Semipermeable barriers can divide a reservoir into compartments with different fluid contacts even if the capillary properties of the reservoir rock are the same on both sides of the barrier. Semipermeable barriers can include faults, mineralized fractures, or semipermeable beds. The resulting pool has horizontal fluid contacts, but the contacts occur at different elevations on different sides of the barrier (Figure 5). The elevation difference between fluid contacts is related to the displacement pressure of the semipermeable barrier.[5] Whereas fault or mineralized fracture compartmentalization is not readily recognized without detailed mapping, semipermeable beds are commonly recognized and the reservoir is separated into different pools corresponding to the different fluid contacts. Once the position of the barrier is mapped and the elevations of the contact on either side are determined from control wells, the fluid contacts can be mapped as horizontal surfaces within each compartment of the pool. Limited communication across semipermeable barriers is possible during production from the pool.

## Anomalously thick transition zones

The transition zones calculated for homogeneous reservoirs may be relatively thin, particularly in coarse-grained reservoirs. However, thick transition zones are observed in many fields due to reservoir heterogeneity. Interbedded lithologies with different capillary behaviors may result in a thick transition zone in which some lithologies produce hydrocarbons and others produce water. Rocks with complex pore networks (such as combined fracture and matrix porosity) may also have a thick transition zone, with different fluid types produced from different pore types. The cause of thick transition zones may be evaluated by combined core examination and capillary pressure tests. Some intervals within transition zones characterized by interbedded lithologies may be brought into low water production by selective perforation.

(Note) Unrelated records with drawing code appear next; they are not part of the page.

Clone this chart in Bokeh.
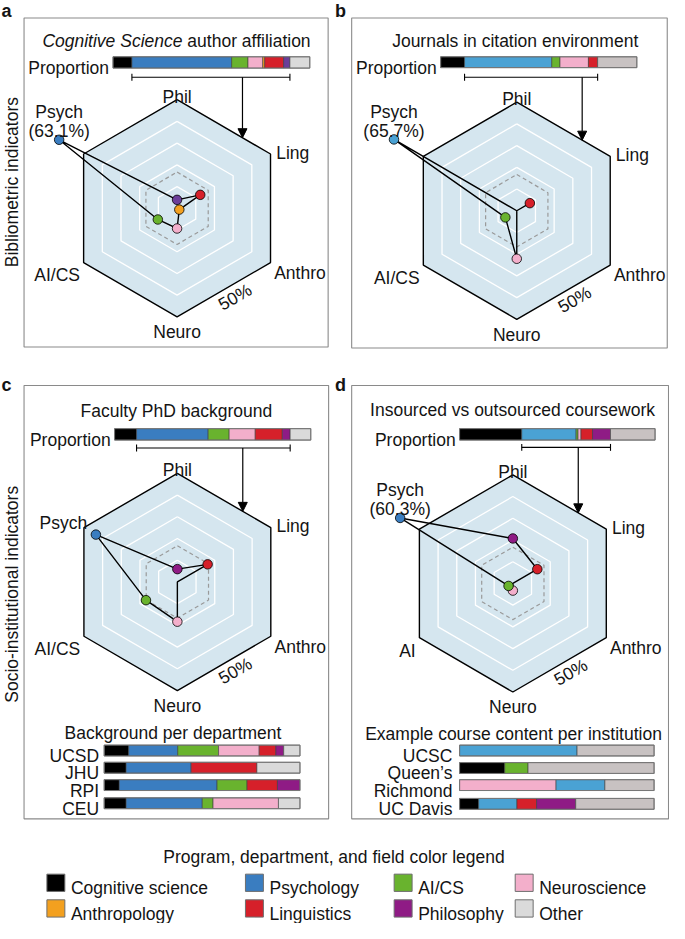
import math
from bokeh.plotting import figure
from bokeh.models import Range1d, Arrow, NormalHead
from bokeh.core.properties import value
from bokeh.embed import file_html
from bokeh.resources import INLINE

# ---------------- data ----------------
CATEGORIES = ["Cognitive science", "Psychology", "AI/CS", "Neuroscience",
              "Anthropology", "Linguistics", "Philosophy", "Other"]
RADAR_AXES = ["Phil", "Ling", "Anthro", "Neuro", "AI/CS", "Psych"]
RADAR_FIELDS = ["Philosophy", "Linguistics", "Anthropology", "Neuroscience", "AI/CS", "Psychology"]

a_proportion = [9.6, 50.7, 8.3, 7.5, 1.0, 9.6, 3.2, 10.1]
a_radar = [3.9, 12.4, 1.2, 9.3, 10.3, 63.1]

b_proportion = [12.2, 44.5, 4.2, 14.5, 0.0, 4.7, 0.0, 20.0]
b_radar = [0.0, 7.0, 0.0, 22.1, 6.1, 65.7]

c_proportion = [11.2, 36.5, 10.7, 13.3, 0.0, 13.8, 4.0, 10.5]
c_radar = [5.9, 16.2, 0.0, 18.3, 16.8, 43.6]

d_proportion = [31.8, 27.8, 1.0, 1.5, 0.0, 5.9, 9.2, 22.8]
d_radar = [20.7, 13.1, 0.0, 3.3, 2.3, 60.3]

c_departments = ["UCSD", "JHU", "RPI", "CEU"]
c_ucsd = [12.5, 25.0, 20.8, 20.7, 0.0, 8.5, 4.0, 8.3]
c_jhu = [11.2, 33.2, 0.0, 0.0, 0.0, 33.6, 0.0, 22.0]
c_rpi = [7.7, 49.9, 15.3, 0.0, 0.0, 15.5, 11.5, 0.0]
c_ceu = [11.2, 38.9, 5.5, 33.4, 0.0, 0.0, 0.0, 11.0]

d_institutions = ["UCSC", "Queen\u2019s", "Richmond", "UC Davis"]
d_ucsc_fields = ["Psychology", "Other"]
d_ucsc_values = [60.4, 39.6]
d_queens_fields = ["Cognitive science", "AI/CS", "Other"]
d_queens_values = [23.2, 12.0, 64.8]
d_richmond_fields = ["Neuroscience", "Psychology", "Other"]
d_richmond_values = [49.6, 25.1, 25.3]
d_ucdavis_fields = ["Cognitive science", "Psychology", "Linguistics", "Philosophy", "Other"]
d_ucdavis_values = [9.8, 19.7, 10.1, 20.1, 40.3]

# ---------------- style ----------------
FONT = "Liberation Sans"
FS = 17.5
TEXT = "#141414"
HEX_FILL = "#D5E6EF"
PAL = {"Cognitive science": "#000000", "Psychology": "#3A7DC0", "AI/CS": "#69B32E",
       "Neuroscience": "#F3AFCB", "Anthropology": "#F3A01F", "Linguistics": "#D6202A",
       "Philosophy": "#8F1B85", "Other": "#DADADA"}
PAL_A = dict(PAL, Philosophy="#6B3E99")
PAL_BD = dict(PAL, Psychology="#4AA2D4", Other="#C8C2C2")
R = 110.0
SCALE_MAX = 50.0
RING_LEVELS = [10, 20, 30, 40]
UNIFORM = 100.0 / 6
ANGLES = [90, 30, -30, -90, -150, 150]

p = figure(width=669, height=923, x_range=Range1d(2, 684), y_range=Range1d(939, 4),
           output_backend="svg", toolbar_location=None, min_border=0,
           x_axis_type=None, y_axis_type=None)
p.outline_line_color = None
p.background_fill_color = "white"


def T(x, y, s, size=FS, align="left", base="alphabetic", style="normal", angle=0.0):
    p.text(x=[x], y=[y], text=[s], text_font=value(FONT), text_font_size=value(f"{size}px"),
           text_align=align, text_baseline=base, text_font_style=style, angle=angle,
           text_color=TEXT)


def stacked(x0, width, ytop, h, cats, vals, pal):
    total = float(sum(vals))
    lefts, rights, cols, edges = [], [], [], {}
    acc = 0.0
    for c, v in zip(cats, vals):
        if v <= 0:
            continue
        l = x0 + acc / total * width
        acc += v
        r = x0 + acc / total * width
        lefts.append(l); rights.append(r); cols.append(pal[c]); edges[c] = (l, r)
    n = len(lefts)
    p.quad(left=lefts, right=rights, top=[ytop] * n, bottom=[ytop + h] * n,
           fill_color=cols, line_color="#3c3c3c", line_width=0.6)
    p.quad(left=[x0], right=[x0 + width], top=[ytop], bottom=[ytop + h],
           fill_color=None, line_color="#777777", line_width=1)
    return edges


def hexring(cx, cy, r):
    xs = [cx + r * math.cos(math.radians(a)) for a in ANGLES]
    ys = [cy - r * math.sin(math.radians(a)) for a in ANGLES]
    return xs + xs[:1], ys + ys[:1]


def radar(cx, cy, vals, pal, ai_label):
    xs, ys = hexring(cx, cy, R)
    p.patch(xs, ys, fill_color=HEX_FILL, line_color=None)
    for lv in RING_LEVELS:
        rx, ry = hexring(cx, cy, lv / SCALE_MAX * R)
        p.line(rx, ry, line_color="white", line_width=1.3)
    rx, ry = hexring(cx, cy, UNIFORM / SCALE_MAX * R)
    p.line(rx, ry, line_color="#9a9a9a", line_width=1.2, line_dash="4 3")
    p.line(xs, ys, line_color="black", line_width=1.4)
    px = [cx + v / SCALE_MAX * R * math.cos(math.radians(a)) for v, a in zip(vals, ANGLES)]
    py = [cy - v / SCALE_MAX * R * math.sin(math.radians(a)) for v, a in zip(vals, ANGLES)]
    p.line(px + px[:1], py + py[:1], line_color="black", line_width=1.4)
    mx = [x for x, v in zip(px, vals) if v > 0]
    my = [y for y, v in zip(py, vals) if v > 0]
    mc = [pal[f] for f, v in zip(RADAR_FIELDS, vals) if v > 0]
    p.scatter(mx, my, size=9.5, fill_color=mc, line_color="black", line_width=0.8)
    # axis labels
    T(cx, cy - 113, RADAR_AXES[0], align="center")
    T(cx + 101, cy - 56.5, RADAR_AXES[1])
    T(cx + 99, cy + 65.5, RADAR_AXES[2])
    T(cx, cy + 125.5, RADAR_AXES[3], align="center")
    T(cx - 99, cy + 68, ai_label, align="right")
    psych = vals[5]
    if psych > SCALE_MAX:
        T(px[5], py[5] - 28, RADAR_AXES[5], align="center")
        T(px[5], py[5] - 9, f"({psych:.1f}%)", align="center")
    else:
        T(cx - 92, cy - 59.5, RADAR_AXES[5], align="right")
    T(cx + 59, cy + 90, f"{int(SCALE_MAX)}%", align="center", base="middle", angle=math.pi / 6)


def header_bar(bar_x, bar_w, bar_y, bar_h, br_y, cx, cy, prop, pal):
    T(bar_x - 4, bar_y + bar_h, "Proportion", align="right")
    edges = stacked(bar_x, bar_w, bar_y, bar_h, CATEGORIES, prop, pal)
    x0 = edges["Psychology"][0]
    x1 = edges["Other"][0]
    p.segment(x0=[x0, x0, x1], y0=[br_y, br_y - 3.5, br_y - 3.5],
              x1=[x1, x0, x1], y1=[br_y, br_y + 3.5, br_y + 3.5],
              line_color="black", line_width=1.1)
    f = 0.7
    ax = cx + f * R * math.cos(math.radians(30))
    ay = cy - R + f * R / 2
    p.add_layout(Arrow(end=NormalHead(size=9, fill_color="black", line_color="black", line_width=1),
                       x_start=ax, y_start=br_y, x_end=ax, y_end=ay,
                       line_color="black", line_width=1.2))


def box(x0, y0, x1, y1):
    p.quad(left=[x0], right=[x1], top=[y0], bottom=[y1], fill_color=None,
           line_color="#8a8a8a", line_width=1.1)


# ---------------- panel a ----------------
box(26, 21.7, 336, 355)
T(3, 15, "a", size=18, style="bold")
T(187.5, 45, "Cognitive Science", align="right", style="italic")
T(192.5, 45, "author affiliation")
radar(182, 214.5, a_radar, PAL_A, "AI/CS")
header_bar(116.7, 200.6, 61, 11.5, 81.7, 182, 214.5, a_proportion, PAL_A)

# ---------------- panel b ----------------
box(360, 21.7, 681.7, 356)
T(343, 15, "b", size=18, style="bold")
T(526.7, 45, "Journals in citation environment", align="center")
radar(528.3, 217, b_radar, PAL_BD, "AI/CS")
header_bar(450.7, 200, 61, 11, 81.7, 528.3, 217, b_proportion, PAL_BD)

# ---------------- panel c ----------------
box(26, 394, 336.5, 833)
T(3, 393, "c", size=18, style="bold")
T(181.3, 420, "Faculty PhD background", align="center")
radar(182.3, 593, c_radar, PAL, "AI/CS")
header_bar(118.3, 200, 437.7, 11.6, 457.3, 182.3, 593, c_proportion, PAL)
T(177.8, 746, "Background per department", align="center")
c_rows = [c_ucsd, c_jhu, c_rpi, c_ceu]
c_tops = [758.3, 775.7, 793.3, 811.7]
for name, vals, top in zip(c_departments, c_rows, c_tops):
    stacked(107.7, 199.6, top, 11, CATEGORIES, vals, PAL)
    T(102.5, top + 11, name, align="right")

# ---------------- panel d ----------------
box(360, 394, 683, 833)
T(343, 393, "d", size=18, style="bold")
T(524, 419.3, "Insourced vs outsourced coursework", align="center")
radar(524.3, 594.5, d_radar, PAL, "AI")
header_bar(470, 199.3, 437.7, 11.6, 456.7, 524.3, 594.5, d_proportion, PAL_BD)
T(525, 747.3, "Example course content per institution", align="center")
d_rows_f = [d_ucsc_fields, d_queens_fields, d_richmond_fields, d_ucdavis_fields]
d_rows_v = [d_ucsc_values, d_queens_values, d_richmond_values, d_ucdavis_values]
d_tops = [758.3, 776, 793.3, 812.3]
for name, cats, vals, top in zip(d_institutions, d_rows_f, d_rows_v, d_tops):
    stacked(470, 198.3, top, 11, cats, vals, PAL_BD)
    T(462.7, top + 11, name, align="right")

# ---------------- side labels ----------------
T(13.5, 188, "Bibliometric indicators", align="center", base="middle", angle=math.pi / 2)
T(13.5, 605.5, "Socio-institutional indicators", align="center", base="middle", angle=math.pi / 2)

# ---------------- legend ----------------
T(342, 872, "Program, department, and field color legend", align="center")
col_x = [49.3, 251.7, 403.3, 526.7]
row_y = [889, 915]
for i, cat in enumerate(CATEGORIES):
    cx_ = col_x[i % 4]
    ry = row_y[i // 4]
    p.quad(left=[cx_], right=[cx_ + 18.3], top=[ry], bottom=[ry + 17.5],
           fill_color=PAL[cat], line_color="#6e6e6e", line_width=1)
    T(cx_ + 24.5, ry + 14.5, cat)

open("out.html", "w").write(file_html(p, INLINE))
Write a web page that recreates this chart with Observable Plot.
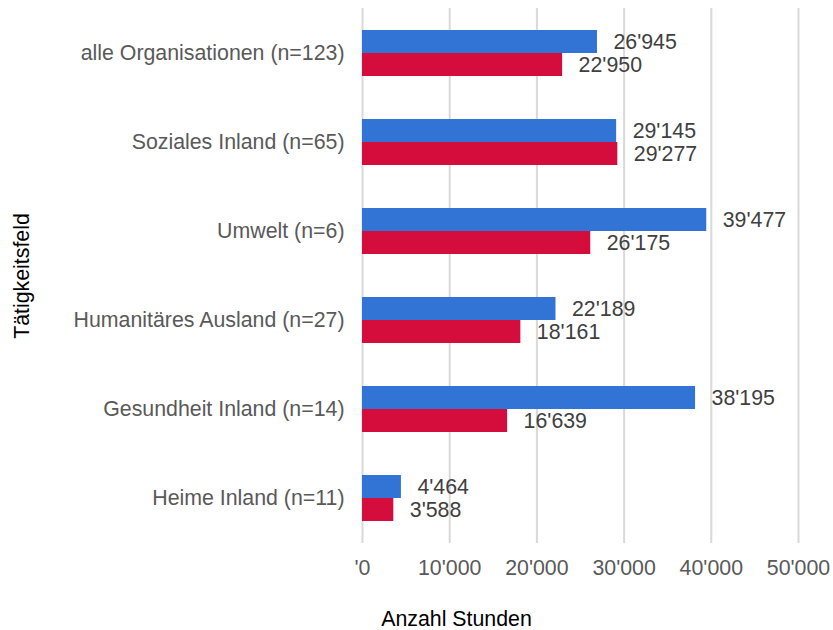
<!DOCTYPE html>
<html><head><meta charset="utf-8">
<script src="https://cdn.jsdelivr.net/npm/d3@7"></script>
<script src="https://cdn.jsdelivr.net/npm/@observablehq/plot@0.6"></script>
<style>
body{margin:0;background:#fff;font-family:"Liberation Sans",Arial,sans-serif;}
</style></head><body><div id="chart"></div>
<script>
const categories = ["alle Organisationen (n=123)","Soziales Inland (n=65)","Umwelt (n=6)","Humanitäres Ausland (n=27)","Gesundheit Inland (n=14)","Heime Inland (n=11)"];
const blueValues = [26945, 29145, 39477, 22189, 38195, 4464];
const redValues  = [22950, 29277, 26175, 18161, 16639, 3588];
const xTicks = [0, 10000, 20000, 30000, 40000, 50000];
const xTickLabels = ["'0","10'000","20'000","30'000","40'000","50'000"];

const fs = 21.33;
const fmt = d3.formatLocale({thousands:"'", grouping:[3], decimal:".", currency:["",""]}).format(",d");
const blue = categories.map((c,i)=>({cat:c, v:blueValues[i]}));
const red = categories.map((c,i)=>({cat:c, v:redValues[i]}));

const chart = Plot.plot({
  width: 833, height: 630,
  marginLeft: 362, marginRight: 35, marginTop: 8, marginBottom: 87,
  style: {fontFamily: '"Liberation Sans", Arial, sans-serif', fontSize: fs + "px", background: "#fff"},
  x: {domain: [0, 50000]},
  y: {domain: categories, paddingInner: 0.48, paddingOuter: 0.24},
  marks: [
    Plot.gridX(xTicks, {stroke: "#d9d9d9", strokeOpacity: 1, strokeWidth: 2}),
    Plot.barX(blue, {y: "cat", x: "v", fill: "#3273d6", insetBottom: 23}),
    Plot.barX(red, {y: "cat", x: "v", fill: "#d50d3c", insetTop: 23}),
    Plot.text(blue, {y: "cat", x: "v", text: d => fmt(d.v), dx: 16, dy: -11.5, textAnchor: "start", fill: "#404040", fontSize: fs}),
    Plot.text(red, {y: "cat", x: "v", text: d => fmt(d.v), dx: 16, dy: 11.5, textAnchor: "start", fill: "#404040", fontSize: fs}),
    Plot.axisX(xTicks, {tickSize: 0, tickPadding: 16, tickFormat: (d,i) => xTickLabels[i], label: null, color: "#595959", fontSize: fs}),
    Plot.axisY({tickSize: 0, tickPadding: 18, label: null, color: "#595959", fontSize: fs}),
    Plot.axisY({ticks: [], tickSize: 0, label: "Tätigkeitsfeld", labelAnchor: "center", labelOffset: 349, labelArrow: "none", color: "#000", fontSize: fs}),
    Plot.text(["Anzahl Stunden"], {frameAnchor: "bottom-left", dx: 94, dy: 82, textAnchor: "middle", fill: "#000", fontSize: fs})
  ]
});
document.getElementById("chart").appendChild(chart);
</script></body></html>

Upward movement of hydrocarbon-water contacts may leave a zone of residual hydrocarbon saturation below the present transition zone. The hydrocarbons might be interpreted as part of a transition zone from well log or core analysis, leading to an erroneous approximation of fluid contacts or rock properties. The presence of residual hydrocarbon saturation below an oil pool can sometimes be detected by the presence of two inflections in the plot of hydrocarbon saturation against depth, one at the present transition zone and another at the original transition zone.

## References

1. Bradley, H. B., ed., 1987, Petroleum Engineering Handbook: Richardson, TX, Society of Petroleum Engineers.
2. Hubbert, M. K., 1953, Entrapment of petroleum under hydrodynamic conditions: AAPG Bulletin, v. 37, p. 1954–2026.
3. Dahlberg, E. C., 1982, Applied Hydrodynamics in Petroleum Exploration: New York, Springer Verlag, 161 p.
4. Katz et al., 1957, Handbook of Natural Gas Engineering: New York, McGraw-Hill, 802 p.
5. Watts, N. L., 1987, Theoretical aspects of cap-rock and fault seals for single- and two-phase hydrocarbon columns: Marine and Petroleum Geology, v. 4, p. 274–307, DOI: 10.1016/0264-8172(87)90008-0.